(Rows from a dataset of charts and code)
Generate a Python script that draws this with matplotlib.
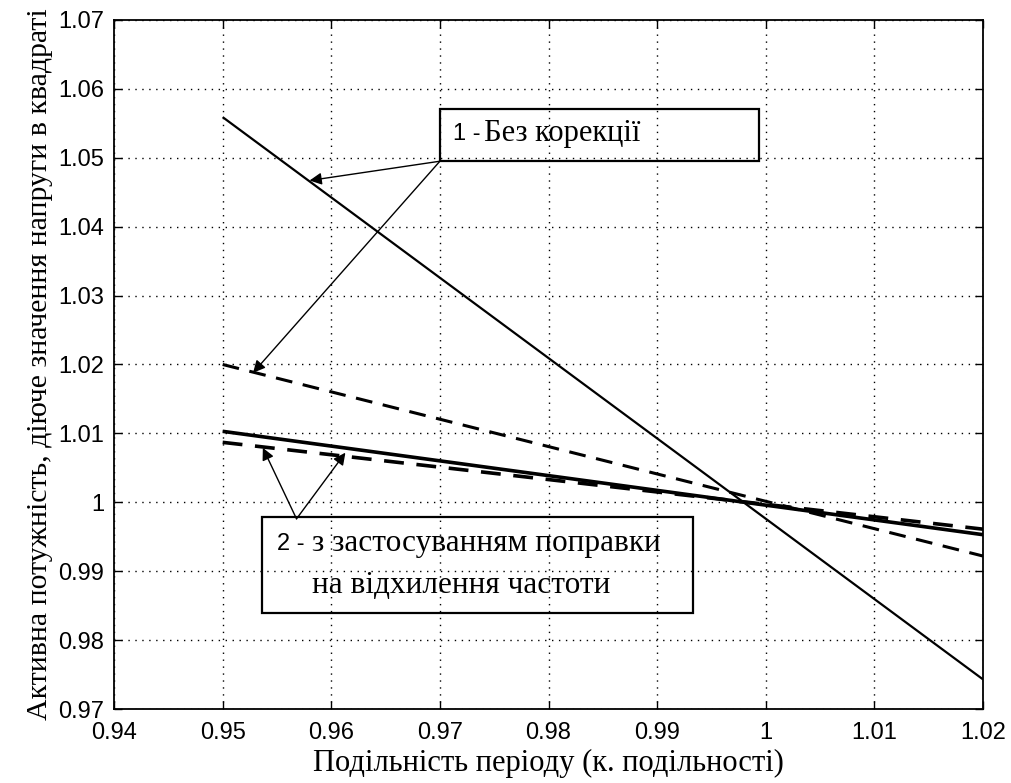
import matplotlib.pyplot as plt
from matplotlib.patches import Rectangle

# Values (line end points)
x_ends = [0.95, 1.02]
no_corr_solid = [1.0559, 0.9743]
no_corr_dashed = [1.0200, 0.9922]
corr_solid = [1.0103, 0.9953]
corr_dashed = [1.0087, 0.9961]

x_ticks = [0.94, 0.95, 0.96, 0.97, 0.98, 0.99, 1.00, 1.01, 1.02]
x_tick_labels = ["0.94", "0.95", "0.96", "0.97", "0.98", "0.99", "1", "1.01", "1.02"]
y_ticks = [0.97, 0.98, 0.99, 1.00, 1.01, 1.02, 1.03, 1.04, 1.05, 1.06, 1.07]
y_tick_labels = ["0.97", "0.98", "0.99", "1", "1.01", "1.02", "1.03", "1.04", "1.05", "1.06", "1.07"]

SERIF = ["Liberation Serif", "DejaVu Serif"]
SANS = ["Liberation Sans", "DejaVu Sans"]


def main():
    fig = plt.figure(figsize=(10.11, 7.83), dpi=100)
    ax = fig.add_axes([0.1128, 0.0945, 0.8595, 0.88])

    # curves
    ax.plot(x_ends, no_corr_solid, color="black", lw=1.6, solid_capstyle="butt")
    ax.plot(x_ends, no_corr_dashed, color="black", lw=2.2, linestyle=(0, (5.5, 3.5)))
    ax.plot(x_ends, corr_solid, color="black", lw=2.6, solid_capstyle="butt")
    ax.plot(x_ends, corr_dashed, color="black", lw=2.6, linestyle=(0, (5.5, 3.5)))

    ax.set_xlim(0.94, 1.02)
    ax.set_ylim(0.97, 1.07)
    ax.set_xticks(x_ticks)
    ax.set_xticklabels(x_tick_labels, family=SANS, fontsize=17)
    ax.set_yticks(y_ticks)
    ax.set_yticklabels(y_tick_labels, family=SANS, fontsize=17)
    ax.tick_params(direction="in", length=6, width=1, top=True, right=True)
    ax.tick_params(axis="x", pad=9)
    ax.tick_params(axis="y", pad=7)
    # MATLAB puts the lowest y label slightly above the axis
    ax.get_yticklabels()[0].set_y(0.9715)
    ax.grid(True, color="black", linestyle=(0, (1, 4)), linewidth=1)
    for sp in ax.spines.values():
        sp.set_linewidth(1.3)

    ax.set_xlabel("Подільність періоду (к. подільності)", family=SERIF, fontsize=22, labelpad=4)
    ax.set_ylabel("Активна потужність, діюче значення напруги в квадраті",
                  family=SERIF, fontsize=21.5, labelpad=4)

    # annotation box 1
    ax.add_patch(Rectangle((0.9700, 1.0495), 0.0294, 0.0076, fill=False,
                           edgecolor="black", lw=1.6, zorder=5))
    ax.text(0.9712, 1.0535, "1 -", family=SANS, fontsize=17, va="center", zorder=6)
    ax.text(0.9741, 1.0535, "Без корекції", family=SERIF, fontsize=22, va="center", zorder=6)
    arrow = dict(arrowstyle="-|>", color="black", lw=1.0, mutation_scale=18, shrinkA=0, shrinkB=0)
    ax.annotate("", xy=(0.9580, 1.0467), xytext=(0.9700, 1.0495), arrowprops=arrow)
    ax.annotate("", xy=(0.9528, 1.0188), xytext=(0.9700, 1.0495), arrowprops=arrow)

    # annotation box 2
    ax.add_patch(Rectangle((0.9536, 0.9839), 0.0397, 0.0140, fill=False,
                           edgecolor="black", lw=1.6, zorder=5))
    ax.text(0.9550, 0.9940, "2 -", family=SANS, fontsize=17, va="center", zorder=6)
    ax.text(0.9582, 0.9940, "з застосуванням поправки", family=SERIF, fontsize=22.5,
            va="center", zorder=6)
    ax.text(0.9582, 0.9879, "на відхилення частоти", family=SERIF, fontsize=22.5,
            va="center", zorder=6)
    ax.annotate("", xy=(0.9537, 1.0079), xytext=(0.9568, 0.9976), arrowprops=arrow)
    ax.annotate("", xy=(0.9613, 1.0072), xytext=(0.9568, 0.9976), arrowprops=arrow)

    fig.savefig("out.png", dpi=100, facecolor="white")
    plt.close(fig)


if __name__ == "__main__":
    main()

---

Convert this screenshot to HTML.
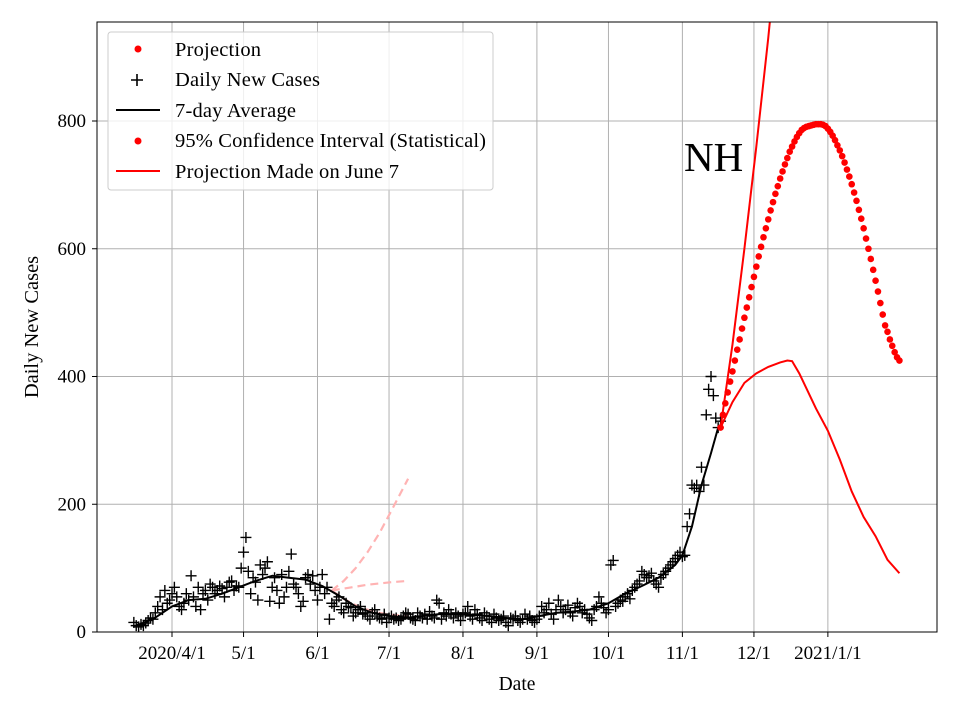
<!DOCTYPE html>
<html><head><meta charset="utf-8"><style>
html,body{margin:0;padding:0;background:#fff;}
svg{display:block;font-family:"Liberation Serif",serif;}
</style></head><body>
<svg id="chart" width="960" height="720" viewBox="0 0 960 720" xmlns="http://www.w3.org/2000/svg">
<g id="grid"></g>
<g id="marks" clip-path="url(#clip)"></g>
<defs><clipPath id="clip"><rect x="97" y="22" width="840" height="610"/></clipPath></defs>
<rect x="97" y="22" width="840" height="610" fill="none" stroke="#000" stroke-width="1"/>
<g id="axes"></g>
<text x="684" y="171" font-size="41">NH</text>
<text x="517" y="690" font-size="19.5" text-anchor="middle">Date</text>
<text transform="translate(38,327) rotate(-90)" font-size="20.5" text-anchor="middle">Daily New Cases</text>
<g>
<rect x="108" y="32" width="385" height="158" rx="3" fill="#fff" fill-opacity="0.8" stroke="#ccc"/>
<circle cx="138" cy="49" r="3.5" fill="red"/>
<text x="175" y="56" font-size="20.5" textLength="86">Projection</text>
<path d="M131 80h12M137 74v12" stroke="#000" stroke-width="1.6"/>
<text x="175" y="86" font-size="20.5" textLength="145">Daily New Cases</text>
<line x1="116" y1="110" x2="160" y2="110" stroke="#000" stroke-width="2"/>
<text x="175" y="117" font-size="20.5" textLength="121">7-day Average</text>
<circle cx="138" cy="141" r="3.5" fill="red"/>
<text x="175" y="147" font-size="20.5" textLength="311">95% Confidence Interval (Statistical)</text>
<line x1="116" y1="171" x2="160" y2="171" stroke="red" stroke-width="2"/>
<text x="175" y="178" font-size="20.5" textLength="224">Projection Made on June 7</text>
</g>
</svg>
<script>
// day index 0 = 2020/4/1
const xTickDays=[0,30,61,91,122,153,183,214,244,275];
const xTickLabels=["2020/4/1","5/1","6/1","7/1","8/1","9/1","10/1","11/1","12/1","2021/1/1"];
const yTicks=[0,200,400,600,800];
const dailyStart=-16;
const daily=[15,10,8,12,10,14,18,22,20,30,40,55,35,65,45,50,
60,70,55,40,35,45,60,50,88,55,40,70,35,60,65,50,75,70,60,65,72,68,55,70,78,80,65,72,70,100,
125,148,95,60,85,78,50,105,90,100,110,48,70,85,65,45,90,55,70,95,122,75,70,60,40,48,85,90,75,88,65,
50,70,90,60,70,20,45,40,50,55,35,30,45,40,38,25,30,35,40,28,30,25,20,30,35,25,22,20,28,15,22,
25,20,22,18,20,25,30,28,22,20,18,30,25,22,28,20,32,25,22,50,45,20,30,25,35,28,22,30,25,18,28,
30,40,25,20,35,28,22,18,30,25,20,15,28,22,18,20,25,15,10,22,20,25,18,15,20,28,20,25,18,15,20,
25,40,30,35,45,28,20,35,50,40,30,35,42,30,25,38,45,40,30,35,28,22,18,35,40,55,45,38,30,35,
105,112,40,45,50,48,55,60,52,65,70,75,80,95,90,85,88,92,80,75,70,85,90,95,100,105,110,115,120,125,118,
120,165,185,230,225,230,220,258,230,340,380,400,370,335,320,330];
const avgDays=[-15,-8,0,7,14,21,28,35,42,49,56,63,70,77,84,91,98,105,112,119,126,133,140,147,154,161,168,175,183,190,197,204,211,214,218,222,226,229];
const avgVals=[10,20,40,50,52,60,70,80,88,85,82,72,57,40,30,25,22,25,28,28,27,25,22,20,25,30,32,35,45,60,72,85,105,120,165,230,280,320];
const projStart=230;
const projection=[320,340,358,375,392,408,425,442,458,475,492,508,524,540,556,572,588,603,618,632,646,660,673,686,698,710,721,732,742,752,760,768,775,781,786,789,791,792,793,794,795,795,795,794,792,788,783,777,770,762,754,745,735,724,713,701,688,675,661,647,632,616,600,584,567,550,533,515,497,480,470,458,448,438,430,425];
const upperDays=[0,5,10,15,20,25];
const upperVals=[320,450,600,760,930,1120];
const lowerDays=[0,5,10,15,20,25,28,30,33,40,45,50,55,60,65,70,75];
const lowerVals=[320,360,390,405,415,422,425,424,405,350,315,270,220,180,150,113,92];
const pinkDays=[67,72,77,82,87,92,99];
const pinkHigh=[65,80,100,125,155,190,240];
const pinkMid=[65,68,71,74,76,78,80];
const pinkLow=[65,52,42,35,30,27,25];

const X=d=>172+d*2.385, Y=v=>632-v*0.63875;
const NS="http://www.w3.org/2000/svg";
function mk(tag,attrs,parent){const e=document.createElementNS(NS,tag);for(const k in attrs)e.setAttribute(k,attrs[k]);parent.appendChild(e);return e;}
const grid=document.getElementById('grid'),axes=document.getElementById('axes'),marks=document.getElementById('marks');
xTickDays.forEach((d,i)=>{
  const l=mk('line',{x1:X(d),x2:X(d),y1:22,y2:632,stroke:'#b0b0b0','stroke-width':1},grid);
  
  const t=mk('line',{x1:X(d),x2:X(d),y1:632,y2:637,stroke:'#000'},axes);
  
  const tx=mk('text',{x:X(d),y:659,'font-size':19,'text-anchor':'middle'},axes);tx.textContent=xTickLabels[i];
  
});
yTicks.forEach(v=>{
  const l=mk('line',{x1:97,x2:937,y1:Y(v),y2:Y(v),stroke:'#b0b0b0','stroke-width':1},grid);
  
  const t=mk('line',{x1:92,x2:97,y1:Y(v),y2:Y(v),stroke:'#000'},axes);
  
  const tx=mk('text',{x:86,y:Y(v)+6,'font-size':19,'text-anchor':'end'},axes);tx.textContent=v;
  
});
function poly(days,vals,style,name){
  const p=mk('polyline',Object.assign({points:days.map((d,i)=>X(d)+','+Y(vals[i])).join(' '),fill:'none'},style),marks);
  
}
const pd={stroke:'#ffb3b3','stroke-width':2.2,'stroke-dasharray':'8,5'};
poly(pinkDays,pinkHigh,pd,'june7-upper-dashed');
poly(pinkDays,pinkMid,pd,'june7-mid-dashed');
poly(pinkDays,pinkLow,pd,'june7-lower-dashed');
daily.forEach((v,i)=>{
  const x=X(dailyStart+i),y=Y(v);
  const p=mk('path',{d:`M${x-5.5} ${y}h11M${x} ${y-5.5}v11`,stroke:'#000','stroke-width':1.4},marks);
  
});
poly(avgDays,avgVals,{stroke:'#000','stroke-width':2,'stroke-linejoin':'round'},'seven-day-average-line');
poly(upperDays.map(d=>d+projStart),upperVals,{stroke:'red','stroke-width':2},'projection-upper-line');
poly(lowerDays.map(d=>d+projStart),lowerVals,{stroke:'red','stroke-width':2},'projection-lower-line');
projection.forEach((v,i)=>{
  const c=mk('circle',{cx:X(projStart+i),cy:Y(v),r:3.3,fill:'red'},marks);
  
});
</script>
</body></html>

> Short task: Give again, word for word, the part that opens with the line containing "Generate a Python" and closes with the one containing "sp.set_linewidth(1.3)". Include both of those lines and skip all pictures.

> Solved exercise:
Generate a Python script that draws this with matplotlib.
import matplotlib.pyplot as plt
from matplotlib.patches import Rectangle

# Values (line end points)
x_ends = [0.95, 1.02]
no_corr_solid = [1.0559, 0.9743]
no_corr_dashed = [1.0200, 0.9922]
corr_solid = [1.0103, 0.9953]
corr_dashed = [1.0087, 0.9961]

x_ticks = [0.94, 0.95, 0.96, 0.97, 0.98, 0.99, 1.00, 1.01, 1.02]
x_tick_labels = ["0.94", "0.95", "0.96", "0.97", "0.98", "0.99", "1", "1.01", "1.02"]
y_ticks = [0.97, 0.98, 0.99, 1.00, 1.01, 1.02, 1.03, 1.04, 1.05, 1.06, 1.07]
y_tick_labels = ["0.97", "0.98", "0.99", "1", "1.01", "1.02", "1.03", "1.04", "1.05", "1.06", "1.07"]

SERIF = ["Liberation Serif", "DejaVu Serif"]
SANS = ["Liberation Sans", "DejaVu Sans"]


def main():
    fig = plt.figure(figsize=(10.11, 7.83), dpi=100)
    ax = fig.add_axes([0.1128, 0.0945, 0.8595, 0.88])

    # curves
    ax.plot(x_ends, no_corr_solid, color="black", lw=1.6, solid_capstyle="butt")
    ax.plot(x_ends, no_corr_dashed, color="black", lw=2.2, linestyle=(0, (5.5, 3.5)))
    ax.plot(x_ends, corr_solid, color="black", lw=2.6, solid_capstyle="butt")
    ax.plot(x_ends, corr_dashed, color="black", lw=2.6, linestyle=(0, (5.5, 3.5)))

    ax.set_xlim(0.94, 1.02)
    ax.set_ylim(0.97, 1.07)
    ax.set_xticks(x_ticks)
    ax.set_xticklabels(x_tick_labels, family=SANS, fontsize=17)
    ax.set_yticks(y_ticks)
    ax.set_yticklabels(y_tick_labels, family=SANS, fontsize=17)
    ax.tick_params(direction="in", length=6, width=1, top=True, right=True)
    ax.tick_params(axis="x", pad=9)
    ax.tick_params(axis="y", pad=7)
    # MATLAB puts the lowest y label slightly above the axis
    ax.get_yticklabels()[0].set_y(0.9715)
    ax.grid(True, color="black", linestyle=(0, (1, 4)), linewidth=1)
    for sp in ax.spines.values():
        sp.set_linewidth(1.3)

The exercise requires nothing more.